Looking at buying a lightweight16 foot sea kayak to paddle round North Queensland Coral Sea. Fairly flat paddling, but can get choppy in wind with a bit of swell. The Boreal Storm 16 looks good in many respects, but looks a bit fish form, and I’m wondering how much the width front of the cockpit would slow it down compared to swede form boats like the Stellar 16 (which I’m considering but concerned about its tippiness). Would the Storm be 5% slower than something like the Stellar, 10% slower? Would this kind of speed penalty be acceptable to get a bit more relaxing stability?
I’ve done a bit of river kayaking - perhaps low intermediate skill - currently own a Bay Sports Expedition Zero (16 foot rotomould), which in my 60s is a bit heavy to lug around. Any advice appreciated.
Sorry, I mistakenly posted in the wrong thread.
I don’t understand. What does “wrong thread” mean?
wrong post, another question listed on the forum.
Valley Nordkapp is fish form. Current Designs Extreme is fish form. You’ll find plenty of fish form kayaks in the faster category, and plenty of swede form in the slower category. There are way too many other variables in the shape of a hull to attribute a whole lot to that.
That said, Stellar makes fast hulls. Speed rises high as a priority in most of the hulls they design, if not all. Racers seem to really latch onto as narrow of an entry as possible where you first plant your forward stroke. Deck cutouts along that placement are even quite popular.

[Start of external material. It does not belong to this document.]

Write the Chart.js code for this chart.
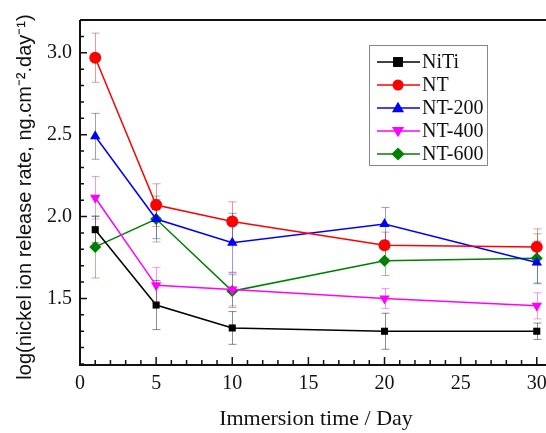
<!DOCTYPE html>
<html>
<head>
<meta charset="utf-8">
<script src="https://cdn.jsdelivr.net/npm/chart.js@4.4.0/dist/chart.umd.min.js"></script>
<style>
  html, body { margin: 0; padding: 0; background: #fff; overflow: hidden; }
  #wrap { width: 560px; height: 433px; }
</style>
</head>
<body>
<div id="wrap"><canvas id="myChart" width="560" height="433"></canvas></div>
<script>
// datos
const days = [1, 5, 10, 20, 30];
const seriesNames = ['NiTi', 'NT', 'NT-200', 'NT-400', 'NT-600'];
const nitiRate = [1.92, 1.46, 1.32, 1.30, 1.30];
const nitiErr = [0.08, 0.15, 0.10, 0.11, 0.05];
const ntRate = [2.97, 2.07, 1.97, 1.825, 1.815];
const ntErr = [0.15, 0.13, 0.12, 0.08, 0.11];
const nt200Rate = [2.49, 1.985, 1.84, 1.955, 1.72];
const nt200Err = [0.14, 0.12, 0.18, 0.10, 0.13];
const nt400Rate = [2.115, 1.58, 1.555, 1.50, 1.455];
const nt400Err = [0.13, 0.11, 0.10, 0.06, 0.08];
const nt600Rate = [1.815, 1.985, 1.545, 1.73, 1.745];
const nt600Err = [0.19, 0.14, 0.10, 0.09, 0.15];
const xTickLabels = [0, 5, 10, 15, 20, 25, 30];
const yTickLabels = [1.5, 2.0, 2.5, 3.0];

const serif = '"Liberation Serif", "Times New Roman", serif';
const colors = ['#000000', '#ff0000', '#0000ff', '#ff00ff', '#008000'];
const errColors = ['rgba(0,0,0,0.45)', 'rgba(200,0,0,0.4)', 'rgba(0,0,220,0.4)', 'rgba(220,0,220,0.4)', 'rgba(0,110,0,0.4)'];
const styles = ['rect', 'circle', 'triangle', 'triangle', 'rectRot'];
const rotations = [0, 0, 0, 180, 0];
const allRates = [nitiRate, ntRate, nt200Rate, nt400Rate, nt600Rate];
const allErrs = [nitiErr, ntErr, nt200Err, nt400Err, nt600Err];

function toPoints(vals) {
    return days.map((d, i) => ({ x: d, y: vals[i] }));
}

// Dibuja un marcador simple (para la leyenda)
function drawMarker(ctx, style, rot, x, y, r, color) {
    ctx.save();
    ctx.fillStyle = color;
    ctx.translate(x, y);
    ctx.rotate(rot * Math.PI / 180);
    ctx.beginPath();
    if (style === 'rect') {
        ctx.rect(-r * 0.9, -r * 0.9, r * 1.8, r * 1.8);
    } else if (style === 'circle') {
        ctx.arc(0, 0, r, 0, Math.PI * 2);
    } else if (style === 'triangle') {
        ctx.moveTo(0, -r * 1.15);
        ctx.lineTo(r * 1.1, r * 0.75);
        ctx.lineTo(-r * 1.1, r * 0.75);
        ctx.closePath();
    } else {
        ctx.moveTo(0, -r * 1.2);
        ctx.lineTo(r * 1.2, 0);
        ctx.lineTo(0, r * 1.2);
        ctx.lineTo(-r * 1.2, 0);
        ctx.closePath();
    }
    ctx.fill();
    ctx.restore();
}

const errorBars = {
    id: 'errorBars',
    beforeDatasetsDraw(chart) {
        const ctx = chart.ctx;
        const xs = chart.scales.x, ys = chart.scales.y;
        ctx.save();
        ctx.lineWidth = 1;
        chart.data.datasets.forEach((ds, k) => {
            ctx.strokeStyle = errColors[k];
            ds.data.forEach((p, i) => {
                const e = ds.errors[i];
                const px = Math.round(xs.getPixelForValue(p.x)) + 0.5;
                const top = ys.getPixelForValue(p.y + e);
                const bot = ys.getPixelForValue(p.y - e);
                ctx.beginPath();
                ctx.moveTo(px, top); ctx.lineTo(px, bot);
                ctx.moveTo(px - 4, top); ctx.lineTo(px + 4, top);
                ctx.moveTo(px - 4, bot); ctx.lineTo(px + 4, bot);
                ctx.stroke();
            });
        });
        ctx.restore();
    }
};

const frameTicks = {
    id: 'frameTicks',
    beforeDatasetsDraw(chart) {
        const ctx = chart.ctx;
        const a = chart.chartArea;
        const xs = chart.scales.x, ys = chart.scales.y;
        ctx.save();
        ctx.strokeStyle = '#111';
        ctx.lineWidth = 2;
        ctx.beginPath();
        ctx.moveTo(a.left, a.top); ctx.lineTo(a.right, a.top);
        ctx.lineTo(a.right, a.bottom);
        ctx.moveTo(a.left, a.top); ctx.lineTo(a.left, a.bottom + 1); ctx.lineTo(a.right, a.bottom + 1);
        ctx.stroke();
        ctx.lineWidth = 1.5;
        ctx.beginPath();
        for (let v = 0; v <= xs.max; v++) {
            const px = xs.getPixelForValue(v);
            const len = v % 5 === 0 ? 7 : 4;
            ctx.moveTo(px, a.bottom); ctx.lineTo(px, a.bottom - len);
        }
        for (let n = 11; n <= 32; n++) {
            const py = ys.getPixelForValue(n / 10);
            const len = n % 5 === 0 ? 7 : 4;
            ctx.moveTo(a.left, py); ctx.lineTo(a.left + len, py);
        }
        ctx.stroke();
        ctx.restore();
    }
};

const boxLegend = {
    id: 'boxLegend',
    afterDraw(chart) {
        const ctx = chart.ctx;
        const o = chart.options.plugins.boxLegend;
        ctx.save();
        ctx.fillStyle = '#fff';
        ctx.fillRect(o.x, o.y, o.w, o.h);
        ctx.strokeStyle = '#888';
        ctx.lineWidth = 1;
        ctx.strokeRect(o.x + 0.5, o.y + 0.5, o.w, o.h);
        chart.data.datasets.forEach((ds, k) => {
            const y = o.y + o.first + k * o.step;
            ctx.strokeStyle = colors[k];
            ctx.lineWidth = 1.5;
            ctx.beginPath();
            ctx.moveTo(o.x + 8, y); ctx.lineTo(o.x + 51, y);
            ctx.stroke();
            drawMarker(ctx, styles[k], rotations[k], o.x + 29, y, 5.5, colors[k]);
            ctx.fillStyle = '#111';
            ctx.font = '20px ' + serif;
            ctx.textBaseline = 'middle';
            ctx.fillText(ds.label, o.x + 53, y + 1);
        });
        ctx.restore();
    }
};

const yTitle = {
    id: 'yTitle',
    afterDraw(chart) {
        const ctx = chart.ctx;
        const o = chart.options.plugins.yTitle;
        ctx.save();
        ctx.translate(o.x, o.y);
        ctx.rotate(-Math.PI / 2);
        ctx.font = o.font;
        ctx.fillStyle = '#111';
        ctx.textAlign = 'center';
        ctx.textBaseline = 'middle';
        ctx.fillText(o.text, 0, 0);
        ctx.restore();
    }
};

const datasets = seriesNames.map((name, k) => ({
    label: name,
    data: toPoints(allRates[k]),
    errors: allErrs[k],
    borderColor: colors[k],
    backgroundColor: colors[k],
    borderWidth: 1.5,
    pointStyle: styles[k],
    pointRotation: rotations[k],
    pointRadius: styles[k] === 'rect' ? 5 : 6,
    pointBorderWidth: 0,
    pointBackgroundColor: colors[k],
    tension: 0
}));

const ctx = document.getElementById('myChart').getContext('2d');
const myChart = new Chart(ctx, {
    type: 'line',
    data: { datasets: datasets },
    options: {
        responsive: false,
        animation: false,
        layout: { padding: { top: 15, right: 8, left: 0, bottom: 0 } },
        plugins: {
            legend: { display: false },
            tooltip: { enabled: false },
            boxLegend: { x: 369, y: 45, w: 118, h: 120, first: 17, step: 23 },
            yTitle: {
                x: 25, y: 197,
                font: '20px "Liberation Sans", Arial, sans-serif',
                text: 'log(nickel ion release rate, ng.cm\u207B\u00B2.day\u207B\u00B9)'
            }
        },
        scales: {
            x: {
                type: 'linear',
                min: 0,
                max: 31,
                grid: { display: false, drawTicks: false },
                border: { display: false },
                afterBuildTicks: s => { s.ticks = xTickLabels.map(v => ({ value: v })); },
                afterFit: s => { s.height = 69; },
                ticks: { color: '#111', padding: 8, font: { family: serif, size: 20 } },
                title: {
                    display: true,
                    text: 'Immersion time / Day',
                    color: '#111',
                    font: { family: serif, size: 22 },
                    padding: { top: 0, bottom: 1 }
                }
            },
            y: {
                min: 1.1,
                max: 3.2,
                grid: { display: false, drawTicks: false },
                border: { display: false },
                afterBuildTicks: s => { s.ticks = yTickLabels.map(v => ({ value: v })); },
                afterFit: s => { s.width = 80; },
                ticks: {
                    color: '#111', padding: 8,
                    font: { family: serif, size: 20 },
                    callback: v => Number(v).toFixed(1)
                }
            }
        }
    },
    plugins: [frameTicks, errorBars, boxLegend, yTitle]
});
</script>
</body>
</html>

Looking at the Storm 16, it has a fairly steep raking bow shape, so most of its 16’ should be waterline. But given the 16’3" overall length of the Stellar 16 and bow shape, I bet the Stellar has a good 6" longer waterline. I think that will have more to do with speed potential than fish/neutral/swede.
But do we all prefer the fastest kayak given our efforts during our personal paddle. I would say yes if all else could be equal. The kayak handles the same, feels the same, maneuvers the same with identically performed strokes in all conditions, handles wind the same, following seas the same, stability feels exactly the same. etc. But this is never the case.
I wish there were more possibilities for test paddling different kayaks. I think the fit, feel, and performance of these two would feel quite different to you.
Thanks CF, really helpful. Your question “do we all prefer the fastest kayak” made me think about the importance of the other factors you listed, and I’m perhaps widening the types of kayaks I’m thinking about now. How a kayak will handle the Coral Sea in a 15 knot wind a few kms offshore is indeed perhaps more important than outright speed. I won’t be very fast if I’m tipped over!